Pakistani Muslim extremists, allegedly close to the establishment, have been named in the Mumbai terror attacks of November 2008. Hindu extremists considered close to the Hindutva establishment have been named in the Samjhauta bombing when the train was travelling from Delhi to Attari.


Similar views were reiterated to Indian deputy commissioner in Islamabad Gopal Baglay by the Pakistan Foreign Office, The Hindu said.


It said Ms Riffat Masood, Director General (South Asia and Saarc) at the Ministry of Foreign Affairs, told the Indian deputy high commissioner that the 26/11 trial was taking its legal course and efforts were being made for its early conclusion.


Ms Masood said it was “necessary that the outcome of (Samjhauta Express case) investigations be shared with Pakistan at the earliest”.


The trial of the seven Pakistani accused, going on in a Pakistan anti-terrorism court, was adjourned for the seventh time on Wednesday, leading to India’s “strong diplomatic protest” with Pakistan on Friday.


“The Pakistani deputy high commissioner in New Delhi was summoned to the Foreign Office today. Also the Indian deputy high commissioner went to the Pakistan Foreign Office and has lodged a similar protest,” official sources told The Hindu.


The exchange came as the two countries prepared for a meeting of their foreign secretaries next month for discussions on resumption of peace dialogue suspended since January last year.


In the meetings — in New Delhi as well as in Islamabad — Indian officials sought regular briefings on the progress of the trial and the investigation being conducted by Pakistani authorities, the paper said.


Indian officials also reiterated the “high importance India attaches to bring to justice all those responsible in Pakistan for the Mumbai terrorist attacks”, the sources said.


The last two hearings in the trial could not take place because of the presiding judge being on leave. Earlier, on four occasions, the trial could not be held owing to the prosecution lawyers being absent over security reasons.


In June, the trial, which was going on in an anti-terrorism court in Rawalpindi, was transferred to another recently set-up ATC in Islamabad.


The seven Pakistani nationals being tried for planning and executing the 26/11 attacks are: Lashkar-e-Taiba operations commander Zakiur Rehman Lakhvi, Abdul Wajid, Mazhar Iqbal, Hamad Amin Sadiq, Shahid Jameel Riaz, Jamil Ahmed and Anjum.


Pakistan says there is no hard evidence to try extremist ideologue Hafiz Saeed while India sees him as the mastermind of the Mumbai terror attack.

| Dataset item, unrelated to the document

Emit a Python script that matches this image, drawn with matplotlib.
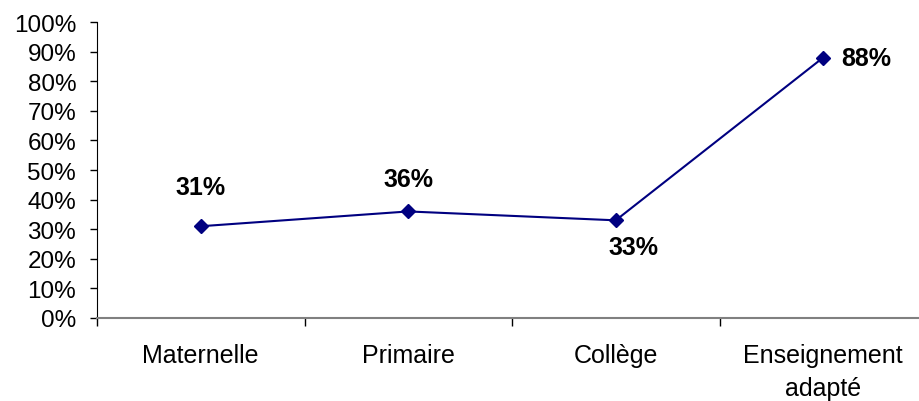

The Foreign Office spokesperson had at an earlier media briefing in Islamabad on July 17 said: “The trial of the accused in Mumbai case is proceeding. It’s not held up. Unlike this, however, the trial of those accused in Samjhota terrorist attack in which Pakistanis were the victims, is not progressing. I am not saying that we want to hold up progress on one because of the other. But we do expect that Pakistanis who have been victims of terrorists would also get justice.”